* EXERCISE DETAILS
Find how many lines of the listing below include the word "Write", then report the number by itself.

* INPUT RECORDS
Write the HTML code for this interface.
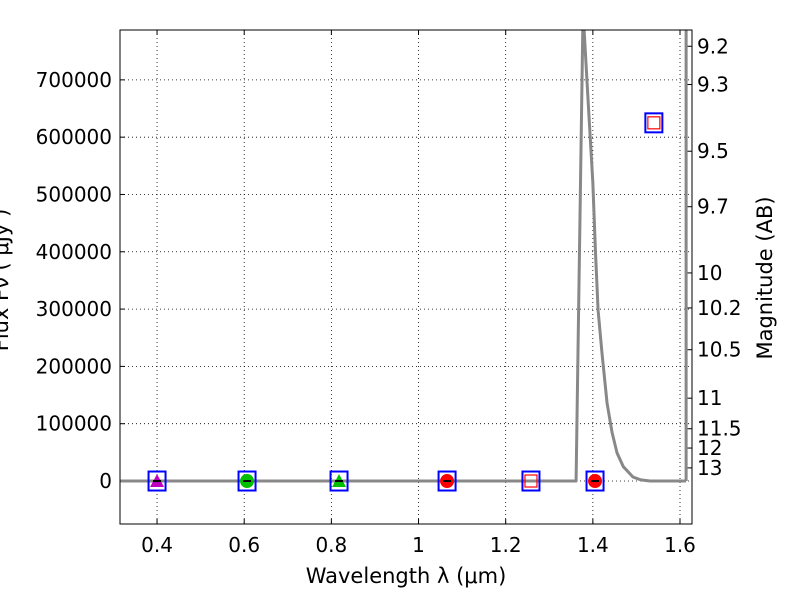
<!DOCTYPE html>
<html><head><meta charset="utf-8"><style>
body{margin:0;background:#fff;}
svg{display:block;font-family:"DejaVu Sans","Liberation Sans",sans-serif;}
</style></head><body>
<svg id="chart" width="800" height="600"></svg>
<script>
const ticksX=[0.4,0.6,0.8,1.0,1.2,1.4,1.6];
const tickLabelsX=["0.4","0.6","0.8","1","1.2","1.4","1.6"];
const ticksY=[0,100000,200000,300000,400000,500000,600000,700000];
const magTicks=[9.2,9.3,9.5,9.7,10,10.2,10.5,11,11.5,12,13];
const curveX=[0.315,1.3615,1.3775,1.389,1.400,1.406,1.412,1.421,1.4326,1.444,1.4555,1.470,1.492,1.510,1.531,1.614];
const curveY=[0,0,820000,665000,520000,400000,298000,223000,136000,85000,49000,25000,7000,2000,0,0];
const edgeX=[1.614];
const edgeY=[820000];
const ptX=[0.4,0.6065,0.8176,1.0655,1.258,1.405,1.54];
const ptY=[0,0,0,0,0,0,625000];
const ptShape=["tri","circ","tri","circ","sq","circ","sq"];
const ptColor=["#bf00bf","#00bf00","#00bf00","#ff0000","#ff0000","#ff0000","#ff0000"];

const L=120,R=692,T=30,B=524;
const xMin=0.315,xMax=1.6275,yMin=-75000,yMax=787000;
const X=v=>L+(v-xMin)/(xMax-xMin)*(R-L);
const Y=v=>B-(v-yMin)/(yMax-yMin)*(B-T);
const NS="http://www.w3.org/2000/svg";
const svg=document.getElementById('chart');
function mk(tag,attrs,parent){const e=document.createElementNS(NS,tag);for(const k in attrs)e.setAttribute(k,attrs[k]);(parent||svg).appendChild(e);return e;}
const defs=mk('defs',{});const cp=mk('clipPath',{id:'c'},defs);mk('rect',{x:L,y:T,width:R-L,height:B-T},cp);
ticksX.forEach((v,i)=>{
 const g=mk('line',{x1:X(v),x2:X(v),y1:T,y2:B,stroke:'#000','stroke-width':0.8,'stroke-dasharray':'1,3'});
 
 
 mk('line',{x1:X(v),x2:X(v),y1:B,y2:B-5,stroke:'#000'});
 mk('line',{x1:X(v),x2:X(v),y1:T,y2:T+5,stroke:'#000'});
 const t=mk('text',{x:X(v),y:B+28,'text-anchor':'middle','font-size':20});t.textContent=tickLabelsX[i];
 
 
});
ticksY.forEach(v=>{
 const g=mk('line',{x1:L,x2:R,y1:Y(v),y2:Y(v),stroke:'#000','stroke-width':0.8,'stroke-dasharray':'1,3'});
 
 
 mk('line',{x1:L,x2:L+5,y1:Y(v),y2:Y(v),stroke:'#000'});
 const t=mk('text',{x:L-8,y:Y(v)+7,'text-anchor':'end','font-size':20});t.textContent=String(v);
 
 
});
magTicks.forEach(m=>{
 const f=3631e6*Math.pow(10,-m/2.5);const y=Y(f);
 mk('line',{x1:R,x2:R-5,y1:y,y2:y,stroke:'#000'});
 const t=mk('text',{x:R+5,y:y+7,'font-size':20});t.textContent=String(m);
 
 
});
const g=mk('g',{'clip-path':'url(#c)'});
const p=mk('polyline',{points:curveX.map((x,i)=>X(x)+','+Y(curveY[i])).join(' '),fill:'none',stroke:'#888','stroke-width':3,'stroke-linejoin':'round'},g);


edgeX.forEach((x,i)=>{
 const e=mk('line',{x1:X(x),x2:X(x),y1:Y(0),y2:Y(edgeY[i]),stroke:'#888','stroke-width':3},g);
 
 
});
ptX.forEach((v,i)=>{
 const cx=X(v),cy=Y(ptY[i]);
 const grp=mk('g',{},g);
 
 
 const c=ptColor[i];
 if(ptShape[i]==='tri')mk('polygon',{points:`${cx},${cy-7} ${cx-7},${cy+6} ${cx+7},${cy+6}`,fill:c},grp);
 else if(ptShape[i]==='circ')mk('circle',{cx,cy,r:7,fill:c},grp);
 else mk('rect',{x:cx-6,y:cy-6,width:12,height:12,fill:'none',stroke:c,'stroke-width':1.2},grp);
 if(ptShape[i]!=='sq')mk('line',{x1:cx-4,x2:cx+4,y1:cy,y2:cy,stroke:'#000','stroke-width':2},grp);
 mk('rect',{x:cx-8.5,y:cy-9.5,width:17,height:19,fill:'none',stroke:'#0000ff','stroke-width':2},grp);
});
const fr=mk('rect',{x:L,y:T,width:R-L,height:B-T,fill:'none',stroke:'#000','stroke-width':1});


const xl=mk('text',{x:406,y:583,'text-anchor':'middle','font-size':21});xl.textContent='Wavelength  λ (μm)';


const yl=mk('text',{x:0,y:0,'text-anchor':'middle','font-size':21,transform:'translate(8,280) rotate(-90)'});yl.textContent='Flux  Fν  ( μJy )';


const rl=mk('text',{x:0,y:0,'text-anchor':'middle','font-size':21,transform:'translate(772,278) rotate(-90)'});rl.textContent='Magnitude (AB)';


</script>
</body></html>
==
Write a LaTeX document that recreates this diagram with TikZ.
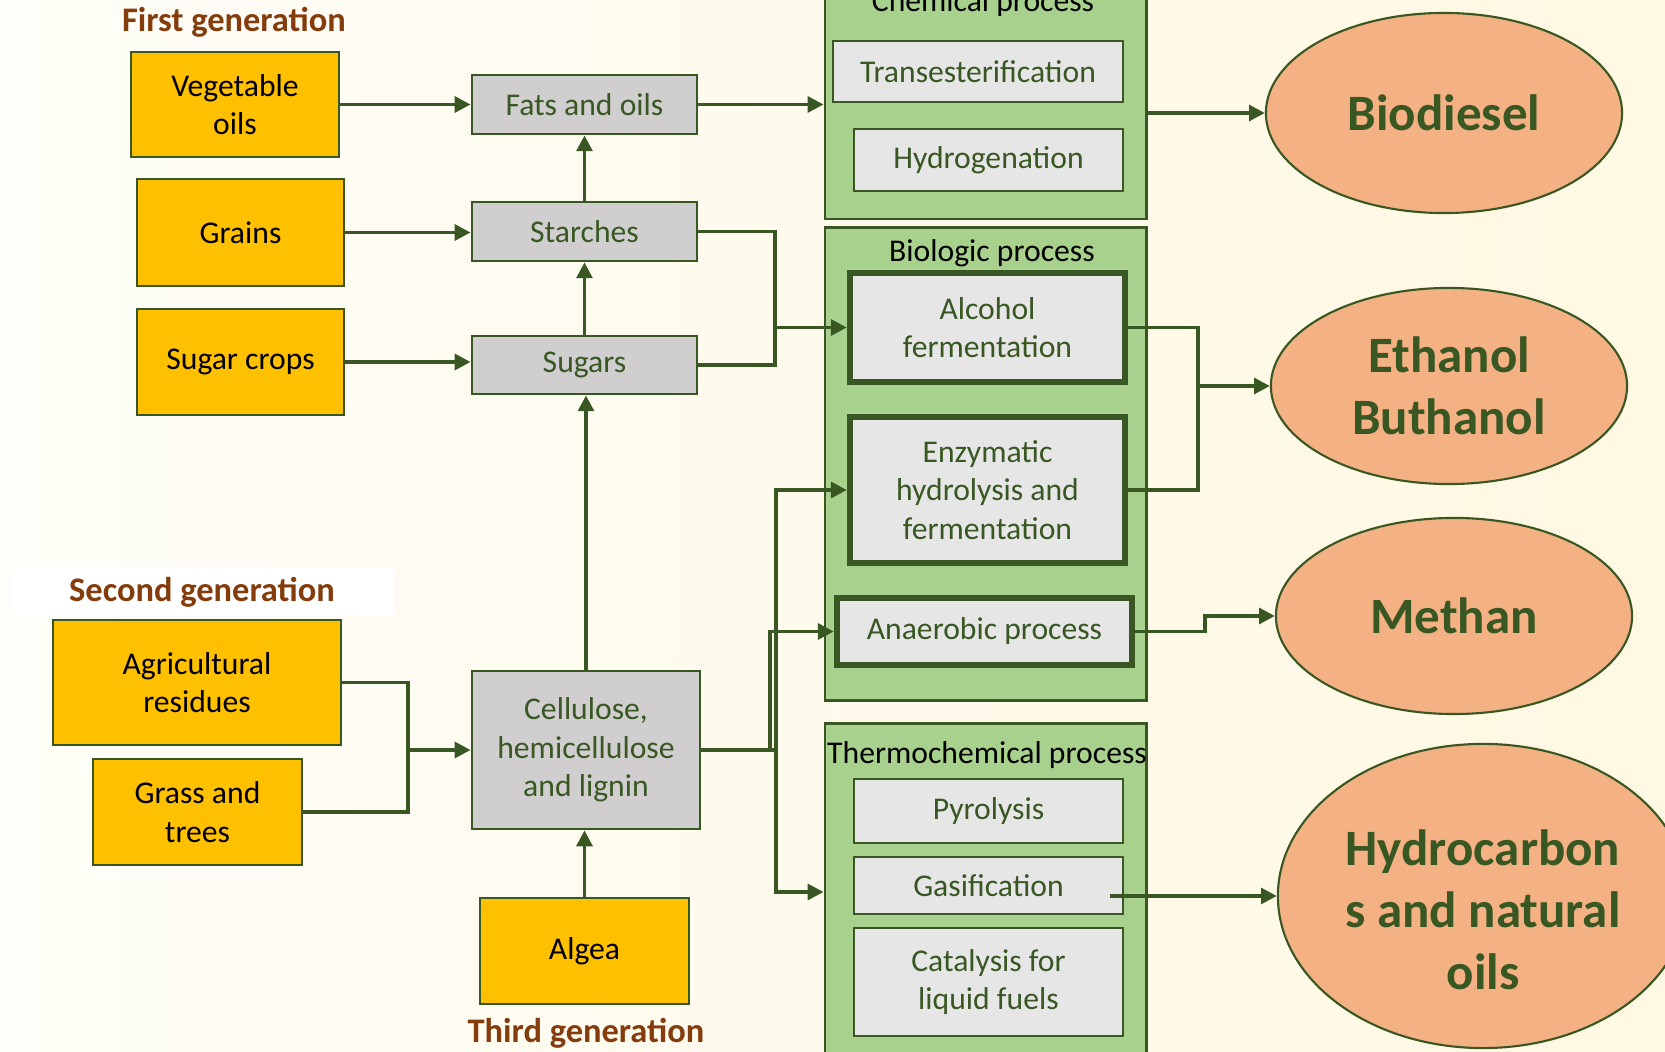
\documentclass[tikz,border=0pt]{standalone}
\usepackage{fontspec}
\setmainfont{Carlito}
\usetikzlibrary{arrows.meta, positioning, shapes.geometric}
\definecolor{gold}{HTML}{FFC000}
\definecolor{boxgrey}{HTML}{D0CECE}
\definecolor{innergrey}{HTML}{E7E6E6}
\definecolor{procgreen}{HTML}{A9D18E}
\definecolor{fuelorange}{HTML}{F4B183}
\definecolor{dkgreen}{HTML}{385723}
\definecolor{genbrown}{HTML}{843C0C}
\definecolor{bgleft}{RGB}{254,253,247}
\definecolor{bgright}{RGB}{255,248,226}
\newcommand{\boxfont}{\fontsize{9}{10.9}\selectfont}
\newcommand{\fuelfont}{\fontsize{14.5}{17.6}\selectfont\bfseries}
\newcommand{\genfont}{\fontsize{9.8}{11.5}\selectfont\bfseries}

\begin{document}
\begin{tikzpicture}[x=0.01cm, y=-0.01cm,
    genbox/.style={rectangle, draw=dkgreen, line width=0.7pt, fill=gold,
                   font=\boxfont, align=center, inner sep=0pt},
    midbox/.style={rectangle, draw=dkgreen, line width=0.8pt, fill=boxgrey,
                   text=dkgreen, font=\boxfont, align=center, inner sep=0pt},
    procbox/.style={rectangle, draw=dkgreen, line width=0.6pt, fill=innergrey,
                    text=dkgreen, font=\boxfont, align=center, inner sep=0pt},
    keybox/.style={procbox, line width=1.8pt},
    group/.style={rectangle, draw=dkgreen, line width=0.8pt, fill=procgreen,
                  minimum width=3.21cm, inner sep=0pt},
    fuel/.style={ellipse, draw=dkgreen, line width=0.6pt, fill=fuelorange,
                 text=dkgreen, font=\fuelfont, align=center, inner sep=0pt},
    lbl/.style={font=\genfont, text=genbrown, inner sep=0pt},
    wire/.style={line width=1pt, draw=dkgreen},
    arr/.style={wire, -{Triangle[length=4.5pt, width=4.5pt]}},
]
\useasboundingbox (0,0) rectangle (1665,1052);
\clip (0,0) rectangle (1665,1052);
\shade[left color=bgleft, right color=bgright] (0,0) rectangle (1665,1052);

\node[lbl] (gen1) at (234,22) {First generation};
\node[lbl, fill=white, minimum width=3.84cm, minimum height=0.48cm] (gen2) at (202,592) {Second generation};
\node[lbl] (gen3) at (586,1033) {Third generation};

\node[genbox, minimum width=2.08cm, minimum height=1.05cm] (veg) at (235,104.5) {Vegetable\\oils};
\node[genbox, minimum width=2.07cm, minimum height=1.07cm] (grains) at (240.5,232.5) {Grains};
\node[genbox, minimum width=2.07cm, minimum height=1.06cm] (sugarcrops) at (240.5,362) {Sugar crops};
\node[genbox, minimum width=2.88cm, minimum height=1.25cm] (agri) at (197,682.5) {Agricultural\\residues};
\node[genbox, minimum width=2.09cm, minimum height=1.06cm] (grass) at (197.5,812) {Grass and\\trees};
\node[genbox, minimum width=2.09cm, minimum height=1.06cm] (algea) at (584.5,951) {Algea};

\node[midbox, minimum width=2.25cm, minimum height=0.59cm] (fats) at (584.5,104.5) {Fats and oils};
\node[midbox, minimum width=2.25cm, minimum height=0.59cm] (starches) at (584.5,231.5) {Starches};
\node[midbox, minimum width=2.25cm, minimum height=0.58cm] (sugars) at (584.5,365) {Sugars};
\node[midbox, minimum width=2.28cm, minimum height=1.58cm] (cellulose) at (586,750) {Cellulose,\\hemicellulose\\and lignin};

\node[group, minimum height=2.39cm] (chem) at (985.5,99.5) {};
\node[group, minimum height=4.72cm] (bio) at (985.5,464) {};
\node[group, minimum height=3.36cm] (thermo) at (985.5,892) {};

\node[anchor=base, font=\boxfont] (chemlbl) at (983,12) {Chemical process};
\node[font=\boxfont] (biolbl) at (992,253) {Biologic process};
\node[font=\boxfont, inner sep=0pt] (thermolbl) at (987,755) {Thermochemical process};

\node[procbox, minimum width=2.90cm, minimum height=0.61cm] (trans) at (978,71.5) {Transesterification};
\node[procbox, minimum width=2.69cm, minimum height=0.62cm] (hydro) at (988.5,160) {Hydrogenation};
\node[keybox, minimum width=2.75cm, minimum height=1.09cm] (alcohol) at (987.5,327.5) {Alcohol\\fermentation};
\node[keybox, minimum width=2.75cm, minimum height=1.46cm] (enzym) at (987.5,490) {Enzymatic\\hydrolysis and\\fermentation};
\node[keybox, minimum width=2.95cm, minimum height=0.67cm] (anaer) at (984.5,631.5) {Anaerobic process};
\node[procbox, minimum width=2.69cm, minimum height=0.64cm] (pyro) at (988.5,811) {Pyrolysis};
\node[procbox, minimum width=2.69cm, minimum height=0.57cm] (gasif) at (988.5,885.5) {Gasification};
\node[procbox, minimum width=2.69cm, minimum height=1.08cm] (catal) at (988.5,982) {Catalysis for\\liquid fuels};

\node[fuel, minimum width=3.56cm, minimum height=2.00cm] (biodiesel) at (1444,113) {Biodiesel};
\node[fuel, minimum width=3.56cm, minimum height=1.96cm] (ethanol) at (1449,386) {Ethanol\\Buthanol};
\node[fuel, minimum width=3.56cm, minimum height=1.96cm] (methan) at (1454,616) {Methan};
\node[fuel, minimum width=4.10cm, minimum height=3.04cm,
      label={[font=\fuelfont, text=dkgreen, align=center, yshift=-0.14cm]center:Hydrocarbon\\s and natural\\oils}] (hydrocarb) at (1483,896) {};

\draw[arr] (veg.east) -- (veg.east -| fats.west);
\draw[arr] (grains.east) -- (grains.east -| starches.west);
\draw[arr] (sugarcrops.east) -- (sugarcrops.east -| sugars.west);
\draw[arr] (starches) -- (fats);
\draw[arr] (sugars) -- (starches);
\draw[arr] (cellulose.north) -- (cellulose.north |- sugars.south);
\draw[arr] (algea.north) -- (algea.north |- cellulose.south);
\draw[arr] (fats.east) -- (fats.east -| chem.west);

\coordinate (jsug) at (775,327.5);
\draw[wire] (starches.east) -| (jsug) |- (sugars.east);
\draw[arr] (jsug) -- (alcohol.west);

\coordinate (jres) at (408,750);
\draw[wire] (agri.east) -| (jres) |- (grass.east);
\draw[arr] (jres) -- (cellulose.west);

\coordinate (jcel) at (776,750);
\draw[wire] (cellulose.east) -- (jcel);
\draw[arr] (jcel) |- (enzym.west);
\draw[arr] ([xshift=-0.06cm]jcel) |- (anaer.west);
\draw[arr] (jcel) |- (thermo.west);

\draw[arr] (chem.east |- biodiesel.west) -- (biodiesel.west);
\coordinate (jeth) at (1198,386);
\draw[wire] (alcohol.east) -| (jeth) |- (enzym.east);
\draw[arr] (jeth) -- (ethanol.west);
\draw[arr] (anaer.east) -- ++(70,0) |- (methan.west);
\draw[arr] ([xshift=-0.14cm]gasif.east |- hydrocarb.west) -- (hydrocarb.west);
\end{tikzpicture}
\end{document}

* RESPONSE BELOW
2